- [Available data]:
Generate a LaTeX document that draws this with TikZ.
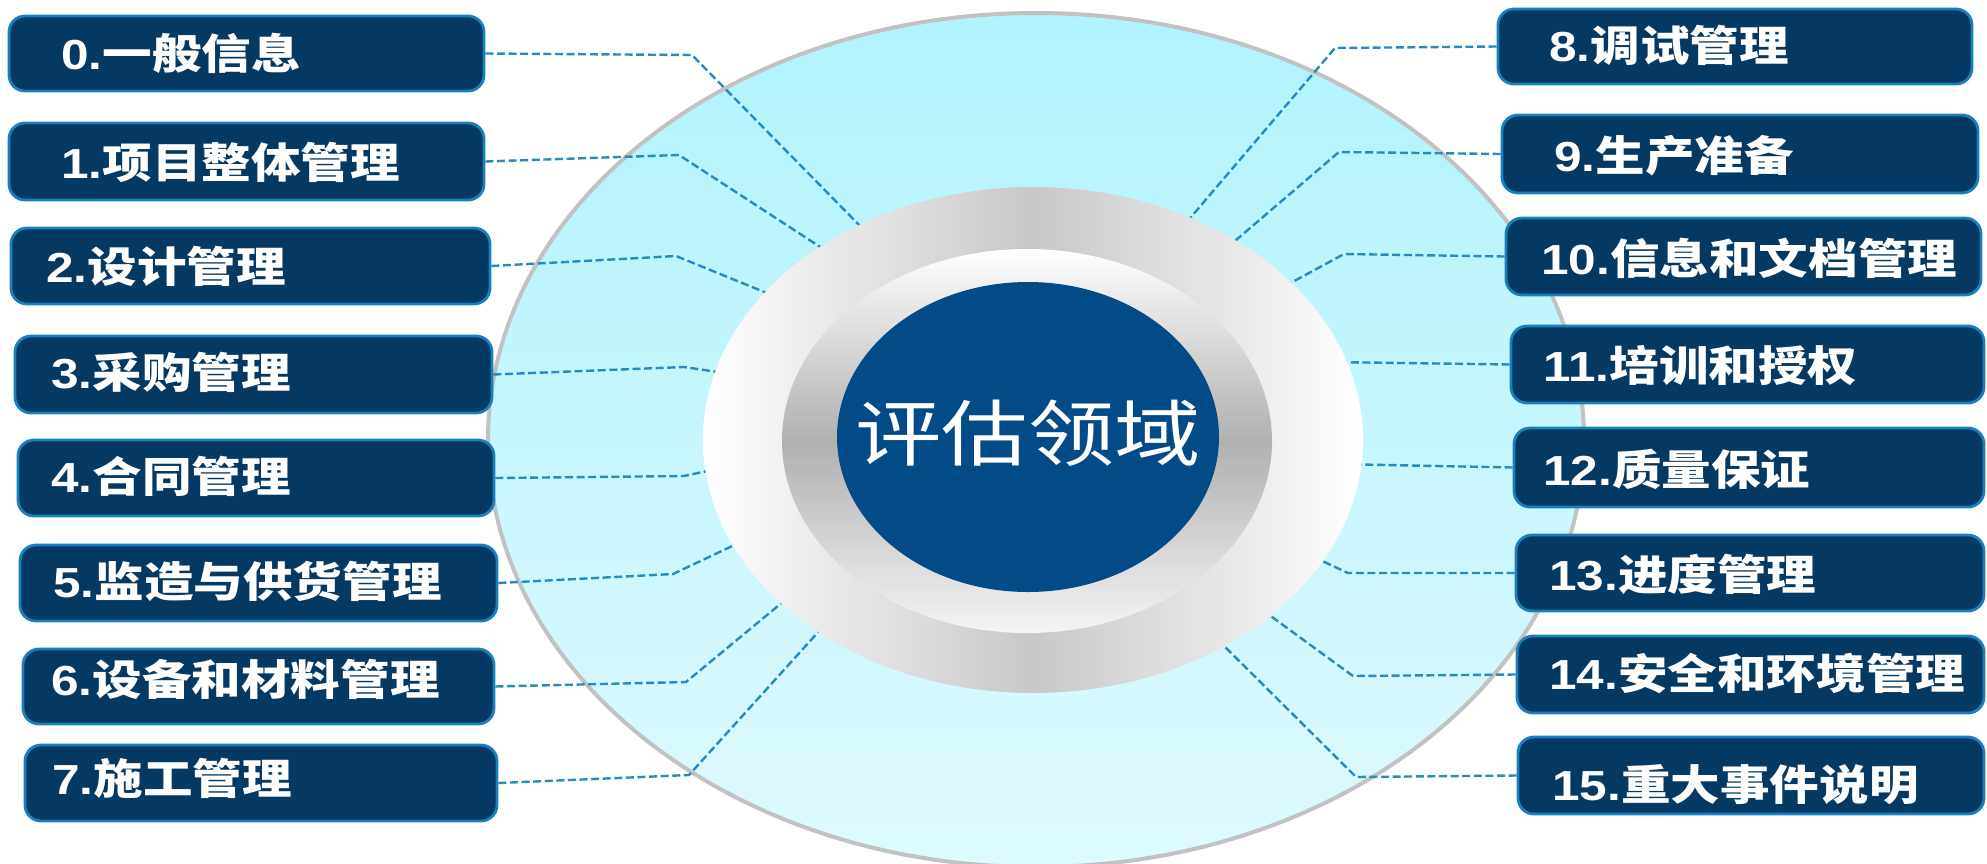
\documentclass[tikz,border=0pt]{standalone}
\usepackage{fontspec}
\usepackage{graphicx}
\usetikzlibrary{shapes.geometric,fit}
\newfontfamily\cjk{Noto Sans CJK SC}
\newfontfamily\latn{Liberation Sans}
\definecolor{boxfill}{RGB}{3,57,99}
\definecolor{boxedge}{RGB}{24,128,188}
\definecolor{lnk}{RGB}{38,140,192}
\definecolor{cyanT}{RGB}{176,243,252}
\definecolor{cyanB}{RGB}{222,250,255}
\definecolor{rimgray}{RGB}{194,194,194}
\definecolor{ringmid}{RGB}{200,200,200}
\definecolor{ringtwomid}{RGB}{176,176,176}
\definecolor{ringtwobot}{RGB}{245,245,245}
\definecolor{coreblue}{RGB}{2,75,135}
\pgfdeclarelayer{bg}\pgfdeclarelayer{lines}\pgfdeclarelayer{rings}
\pgfsetlayers{bg,lines,rings,main}
\newcommand\lbl[2]{\scalebox{1.18}[1]{{\latn\bfseries #1}{\cjk\bfseries #2}}}
\tikzset{
  boxnode/.style={draw=boxedge, line width=1.4pt, fill=boxfill, rounded corners=8pt, inner sep=0pt},
  lab/.style={text=white, anchor=west, inner sep=0pt, font=\fontsize{21}{21}\selectfont},
  conn/.style={draw=lnk, line width=1.2pt, dash pattern=on 4pt off 1.8pt},
  ell/.style={ellipse, inner sep=0pt},
}
\begin{document}
\begin{tikzpicture}[x=0.5pt,y=-0.5pt]
\useasboundingbox (0,0) rectangle (1987,863);

% white page and big background ellipse
\begin{pgfonlayer}{bg}
\fill[white] (0,0) rectangle (1987,863);
\node[ell, draw=rimgray, line width=2pt, top color=cyanT, bottom color=cyanB,
      minimum width=1096pt/2, minimum height=854pt/2] (big) at (1036,440) {};
\end{pgfonlayer}

% rings and core
\begin{pgfonlayer}{rings}
\node[ell, left color=white, right color=white, middle color=ringmid,
      minimum width=330pt, minimum height=253pt] (ring) at (1033,440) {};
\node[ell, top color=white, bottom color=ringtwobot, middle color=ringtwomid,
      minimum width=245pt, minimum height=192pt] (ringtwo) at (1027,441) {};
\node[ell, fill=coreblue, minimum width=191pt, minimum height=155pt,
      text=white, font=\fontsize{36}{36}\selectfont] (core) at (1028,437)
      {\makebox[0pt]{\raisebox{-11.5pt}[0pt][0pt]{\scalebox{1.2}[1]{\cjk 评估领域}}}};
\end{pgfonlayer}

% left boxes
\node[boxnode, fit={(9,16) (484,91)}] (b0) {};
\node[boxnode, fit={(9,123) (484,200)}] (b1) {};
\node[boxnode, fit={(11,228) (490,304)}] (b2) {};
\node[boxnode, fit={(15,336) (492,413)}] (b3) {};
\node[boxnode, fit={(18,440) (494,516)}] (b4) {};
\node[boxnode, fit={(20,545) (497,621)}] (b5) {};
\node[boxnode, fit={(23,649) (494,724)}] (b6) {};
\node[boxnode, fit={(25,745) (497,821)}] (b7) {};
% right boxes
\node[boxnode, fit={(1498,9) (1972,84)}] (b8) {};
\node[boxnode, fit={(1502,115) (1978,193)}] (b9) {};
\node[boxnode, fit={(1506,218) (1981,295)}] (b10) {};
\node[boxnode, fit={(1511,326) (1984,403)}] (b11) {};
\node[boxnode, fit={(1514,428) (1984,507)}] (b12) {};
\node[boxnode, fit={(1516,535) (1984,611)}] (b13) {};
\node[boxnode, fit={(1517,636) (1984,713)}] (b14) {};
\node[boxnode, fit={(1518,737) (1984,814)}] (b15) {};

% labels
\node[lab] (t0) at (61,53) {\lbl{0.}{一般信息}};
\node[lab] (t1) at (61,162) {\lbl{1.}{项目整体管理}};
\node[lab] (t2) at (46,266) {\lbl{2.}{设计管理}};
\node[lab] (t3) at (51,372) {\lbl{3.}{采购管理}};
\node[lab] (t4) at (51,476) {\lbl{4.}{合同管理}};
\node[lab] (t5) at (53,581) {\lbl{5.}{监造与供货管理}};
\node[lab] (t6) at (51,679) {\lbl{6.}{设备和材料管理}};
\node[lab] (t7) at (52,778) {\lbl{7.}{施工管理}};
\node[lab] (t8) at (1549,45) {\lbl{8.}{调试管理}};
\node[lab] (t9) at (1554,156) {\lbl{9.}{生产准备}};
\node[lab] (t10) at (1541,258) {\lbl{10.}{信息和文档管理}};
\node[lab] (t11) at (1543,366) {\lbl{11.}{培训和授权}};
\node[lab] (t12) at (1543,469) {\lbl{12.}{质量保证}};
\node[lab] (t13) at (1549,574) {\lbl{13.}{进度管理}};
\node[lab] (t14) at (1549,673) {\lbl{14.}{安全和环境管理}};
\node[lab] (t15) at (1552,785) {\lbl{15.}{重大事件说明}};

% connectors
\begin{pgfonlayer}{lines}
\coordinate (e0) at (868,234);  \coordinate (e1) at (831,254);
\coordinate (e2) at (779,298);  \coordinate (e3) at (731,374);
\coordinate (e4) at (721,468);  \coordinate (e5) at (745,540);
\coordinate (e6) at (790,596);  \coordinate (e7) at (830,619);
\coordinate (e8) at (1180,230); \coordinate (e9) at (1222,252);
\coordinate (e10) at (1274,292); \coordinate (e11) at (1330,362);
\coordinate (e12) at (1335,464); \coordinate (e13) at (1305,553);
\coordinate (e14) at (1250,601); \coordinate (e15) at (1210,632);
\draw[conn] (b0.east) -- (692,55) -- (e0);
\draw[conn] (b1.east) -- (679,155) -- (e1);
\draw[conn] (b2.east) -- (676,256) -- (e2);
\draw[conn] (b3.east) -- (684,367) -- (e3);
\draw[conn] (b4.east) -- (684,476) -- (e4);
\draw[conn] (b5.east) -- (673,574) -- (e5);
\draw[conn] (b6.east) -- (686,682) -- (e6);
\draw[conn] (b7.east) -- (689,775) -- (e7);
\draw[conn] (b8.west) -- (1335,48) -- (e8);
\draw[conn] (b9.west) -- (1339,152) -- (e9);
\draw[conn] (b10.west) -- (1344,254) -- (e10);
\draw[conn] (b11.west) -- (e11);
\draw[conn] (b12.west) -- (e12);
\draw[conn] (b13.west) -- (1348,573) -- (e13);
\draw[conn] (b14.west) -- (1353,676) -- (e14);
\draw[conn] (b15.west) -- (1356,777) -- (e15);
\end{pgfonlayer}
\end{tikzpicture}
\end{document}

- [Challenge]:
Retype the whole listing, keeping every line identical and omitting all pictures.

- [Written answer]:
Generate a LaTeX document that draws this with TikZ.
\documentclass[tikz,border=0pt]{standalone}
\usepackage{fontspec}
\usepackage{graphicx}
\usetikzlibrary{shapes.geometric,fit}
\newfontfamily\cjk{Noto Sans CJK SC}
\newfontfamily\latn{Liberation Sans}
\definecolor{boxfill}{RGB}{3,57,99}
\definecolor{boxedge}{RGB}{24,128,188}
\definecolor{lnk}{RGB}{38,140,192}
\definecolor{cyanT}{RGB}{176,243,252}
\definecolor{cyanB}{RGB}{222,250,255}
\definecolor{rimgray}{RGB}{194,194,194}
\definecolor{ringmid}{RGB}{200,200,200}
\definecolor{ringtwomid}{RGB}{176,176,176}
\definecolor{ringtwobot}{RGB}{245,245,245}
\definecolor{coreblue}{RGB}{2,75,135}
\pgfdeclarelayer{bg}\pgfdeclarelayer{lines}\pgfdeclarelayer{rings}
\pgfsetlayers{bg,lines,rings,main}
\newcommand\lbl[2]{\scalebox{1.18}[1]{{\latn\bfseries #1}{\cjk\bfseries #2}}}
\tikzset{
  boxnode/.style={draw=boxedge, line width=1.4pt, fill=boxfill, rounded corners=8pt, inner sep=0pt},
  lab/.style={text=white, anchor=west, inner sep=0pt, font=\fontsize{21}{21}\selectfont},
  conn/.style={draw=lnk, line width=1.2pt, dash pattern=on 4pt off 1.8pt},
  ell/.style={ellipse, inner sep=0pt},
}
\begin{document}
\begin{tikzpicture}[x=0.5pt,y=-0.5pt]
\useasboundingbox (0,0) rectangle (1987,863);

% white page and big background ellipse
\begin{pgfonlayer}{bg}
\fill[white] (0,0) rectangle (1987,863);
\node[ell, draw=rimgray, line width=2pt, top color=cyanT, bottom color=cyanB,
      minimum width=1096pt/2, minimum height=854pt/2] (big) at (1036,440) {};
\end{pgfonlayer}

% rings and core
\begin{pgfonlayer}{rings}
\node[ell, left color=white, right color=white, middle color=ringmid,
      minimum width=330pt, minimum height=253pt] (ring) at (1033,440) {};
\node[ell, top color=white, bottom color=ringtwobot, middle color=ringtwomid,
      minimum width=245pt, minimum height=192pt] (ringtwo) at (1027,441) {};
\node[ell, fill=coreblue, minimum width=191pt, minimum height=155pt,
      text=white, font=\fontsize{36}{36}\selectfont] (core) at (1028,437)
      {\makebox[0pt]{\raisebox{-11.5pt}[0pt][0pt]{\scalebox{1.2}[1]{\cjk 评估领域}}}};
\end{pgfonlayer}

% left boxes
\node[boxnode, fit={(9,16) (484,91)}] (b0) {};
\node[boxnode, fit={(9,123) (484,200)}] (b1) {};
\node[boxnode, fit={(11,228) (490,304)}] (b2) {};
\node[boxnode, fit={(15,336) (492,413)}] (b3) {};
\node[boxnode, fit={(18,440) (494,516)}] (b4) {};
\node[boxnode, fit={(20,545) (497,621)}] (b5) {};
\node[boxnode, fit={(23,649) (494,724)}] (b6) {};
\node[boxnode, fit={(25,745) (497,821)}] (b7) {};
% right boxes
\node[boxnode, fit={(1498,9) (1972,84)}] (b8) {};
\node[boxnode, fit={(1502,115) (1978,193)}] (b9) {};
\node[boxnode, fit={(1506,218) (1981,295)}] (b10) {};
\node[boxnode, fit={(1511,326) (1984,403)}] (b11) {};
\node[boxnode, fit={(1514,428) (1984,507)}] (b12) {};
\node[boxnode, fit={(1516,535) (1984,611)}] (b13) {};
\node[boxnode, fit={(1517,636) (1984,713)}] (b14) {};
\node[boxnode, fit={(1518,737) (1984,814)}] (b15) {};

% labels
\node[lab] (t0) at (61,53) {\lbl{0.}{一般信息}};
\node[lab] (t1) at (61,162) {\lbl{1.}{项目整体管理}};
\node[lab] (t2) at (46,266) {\lbl{2.}{设计管理}};
\node[lab] (t3) at (51,372) {\lbl{3.}{采购管理}};
\node[lab] (t4) at (51,476) {\lbl{4.}{合同管理}};
\node[lab] (t5) at (53,581) {\lbl{5.}{监造与供货管理}};
\node[lab] (t6) at (51,679) {\lbl{6.}{设备和材料管理}};
\node[lab] (t7) at (52,778) {\lbl{7.}{施工管理}};
\node[lab] (t8) at (1549,45) {\lbl{8.}{调试管理}};
\node[lab] (t9) at (1554,156) {\lbl{9.}{生产准备}};
\node[lab] (t10) at (1541,258) {\lbl{10.}{信息和文档管理}};
\node[lab] (t11) at (1543,366) {\lbl{11.}{培训和授权}};
\node[lab] (t12) at (1543,469) {\lbl{12.}{质量保证}};
\node[lab] (t13) at (1549,574) {\lbl{13.}{进度管理}};
\node[lab] (t14) at (1549,673) {\lbl{14.}{安全和环境管理}};
\node[lab] (t15) at (1552,785) {\lbl{15.}{重大事件说明}};

% connectors
\begin{pgfonlayer}{lines}
\coordinate (e0) at (868,234);  \coordinate (e1) at (831,254);
\coordinate (e2) at (779,298);  \coordinate (e3) at (731,374);
\coordinate (e4) at (721,468);  \coordinate (e5) at (745,540);
\coordinate (e6) at (790,596);  \coordinate (e7) at (830,619);
\coordinate (e8) at (1180,230); \coordinate (e9) at (1222,252);
\coordinate (e10) at (1274,292); \coordinate (e11) at (1330,362);
\coordinate (e12) at (1335,464); \coordinate (e13) at (1305,553);
\coordinate (e14) at (1250,601); \coordinate (e15) at (1210,632);
\draw[conn] (b0.east) -- (692,55) -- (e0);
\draw[conn] (b1.east) -- (679,155) -- (e1);
\draw[conn] (b2.east) -- (676,256) -- (e2);
\draw[conn] (b3.east) -- (684,367) -- (e3);
\draw[conn] (b4.east) -- (684,476) -- (e4);
\draw[conn] (b5.east) -- (673,574) -- (e5);
\draw[conn] (b6.east) -- (686,682) -- (e6);
\draw[conn] (b7.east) -- (689,775) -- (e7);
\draw[conn] (b8.west) -- (1335,48) -- (e8);
\draw[conn] (b9.west) -- (1339,152) -- (e9);
\draw[conn] (b10.west) -- (1344,254) -- (e10);
\draw[conn] (b11.west) -- (e11);
\draw[conn] (b12.west) -- (e12);
\draw[conn] (b13.west) -- (1348,573) -- (e13);
\draw[conn] (b14.west) -- (1353,676) -- (e14);
\draw[conn] (b15.west) -- (1356,777) -- (e15);
\end{pgfonlayer}
\end{tikzpicture}
\end{document}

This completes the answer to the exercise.